On June 21, 2019, the Watch the Oil Tanker Moratorium Act video (Bill C-48) received Royal Assent. The moratorium supports the government’s Oceans Protection Plan, a national strategy to protect Canada’s coasts while growing the economy.
On this page
- Oil products covered by the moratorium
- Amending the schedule of persistent oil products
- Five-year review
- Non-compliance and enforcement
The moratorium prohibits oil tankers carrying more than 12,500 metric tons of crude oil or persistent oil products as cargo from stopping, loading or unloading at ports or marine installations in the moratorium area.
The moratorium covers the area from the Canada/United States border in the north, down to the point on British Columbia’s mainland across from the northern tip of Vancouver Island. It also includes Haida Gwaii. It protects the waters of Dixon Entrance, Hecate Strait and Queen Charlotte Sound. This measure complements the existing voluntary Tanker Exclusion Zone, which has been in place since 1985.

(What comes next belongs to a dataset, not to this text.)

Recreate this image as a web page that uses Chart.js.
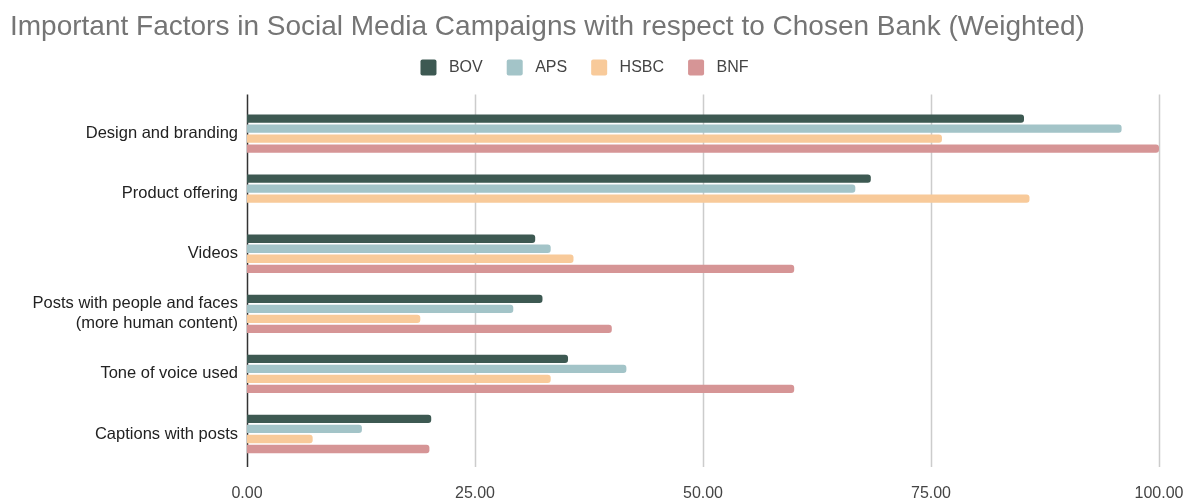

Shipments of less than 12,500 metric tonnes will continue to be allowed to ensure north coast communities and industries can receive critical shipments of heating oils and other petroleum products.
Read the community and industry resupply study for information on the 12,500 metric tonnes threshold.
Oil products covered by the moratorium
The moratorium applies to the shipment of:
- crude oils as defined by the International Convention for the Prevention of Pollution from Ships, and
- related persistent oil products
A list of prohibited persistent oil products is in a schedule to the Act.
Related oil products the moratorium applies to include:
- partially upgraded bitumen
- synthetic crude oil
- petroleum pitch
- slack wax
- Bunker C fuel oil
Related oil products the moratorium does not apply to include:
- liquefied natural gas
- jet fuel
Amending the schedule of persistent oil products
The Governor in Council will have authority under the Act to amend the Schedule of persistent oils through regulation. This would assess:
- the latest science and evidence of how oil products act when spilled
- innovations and technological developments in the transportation of oil
- the state of clean up technology
Environmental safety is the main consideration for amending the list of products covered by the moratorium.
The Act requires a mandatory five-year review of the legislation that will enable the appropriate Committee of Parliament to study the full application of the Act. This review will allow for new information, including evidence on technological and scientific developments to be taken into consideration. It will also require a review of the impacts of the Act on the environment, on social and economic conditions and on the Indigenous peoples of Canada. It will provide the opportunity for all interested Indigenous communities, provinces and other stakeholders to express their views after a reasonable period of time with the moratorium in effect.
Non-compliance and enforcement
To demonstrate the seriousness of our commitment to this moratorium, the Act includes an enforcement regime.
Penalties would match the scale of a violation and could reach up to $5 million.